Ken Ham in Wichita, October 13thOctober 15, 2007 at 9:21 am | Posted in Journal of Anti-Science meetings | 1 Comment
This was easily the most bizarre meeting I’ve been to.
At the last minute, the venue was changed from Sunrise Academy to Immanuel, a truly impressive mega-church in Wichita. I have to admit, the change of venue to a church itself, and the odd way in which the meeting progressed had me raise the bar on my tolerance level before I’d say anything. Honestly, Ham has gotten rich off this for a good reason, he’s really slick about it, and the whole thing was such an odd mess that observing it was a lot to handle.
What was billed as a Christian rally for “reclaiming the culture,” was little more than a live infomercial.
Not only were all sorts of books available for sale in the lobby, which is normal, but so were DVDs, software, and a few other products like lotion made partially out of mud from the Dead Sea – which the president for Sunrise Academy claimed was for charity to benefit Myanmar.
Then, during the presentation, there were pitches for several different promotional offers during Brannon Howse’s presentation, which started with a lot of seemingly bizarre talk about current events in US politics.
As Howse was wrapping up, he introduced someone named Landon who gave a 15-minute sales pitch on Bible software, that he presented on each of the mega-church’s 2 giant screens.
Then Ham took the stage and made a series of juvenile comments, but I have to give credit where credit is due. He’s a bullshit artist like none I’ve seen. He really is funny and charming, and in his misinformation presentations in person, his delivery is of such a nature that he makes it hard to bust him in front of an audience who is there to buy what he’s selling.

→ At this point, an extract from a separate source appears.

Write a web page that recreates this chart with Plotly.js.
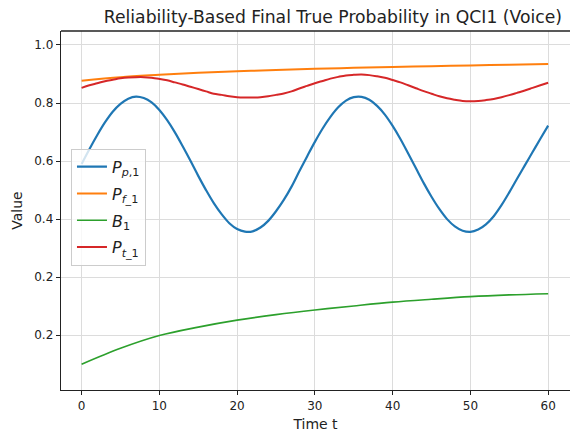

And I can tell that he’s scientifically literate, he’s just telling people lies that they want to hear.
After about 30-45 minutes, Ham started using the big screens to promote several of his own books and DVDs for sale in the lobby that were for sale at prices well below his claimed value.
Most of the products available had a value versus the night’s sale price. It was an infomercial. A really, really strange informercial for me, because I was actually there.
I could tell that a lot of the audience was uncomfortable as the product assault progressed, and several of them left as Ham went through product after product after product. And really, out of the crowd of, I think, about 2000, it seemed as though many of them were looking at each other puzzled as Ham spoke out against searching for objective historical truths.
This meeting gave me hope. It seemed for being an audience of die hards, they weren’t as lively or even interested as I’ve seen at most of the other meetings.
I have some audio of it which I will post soon.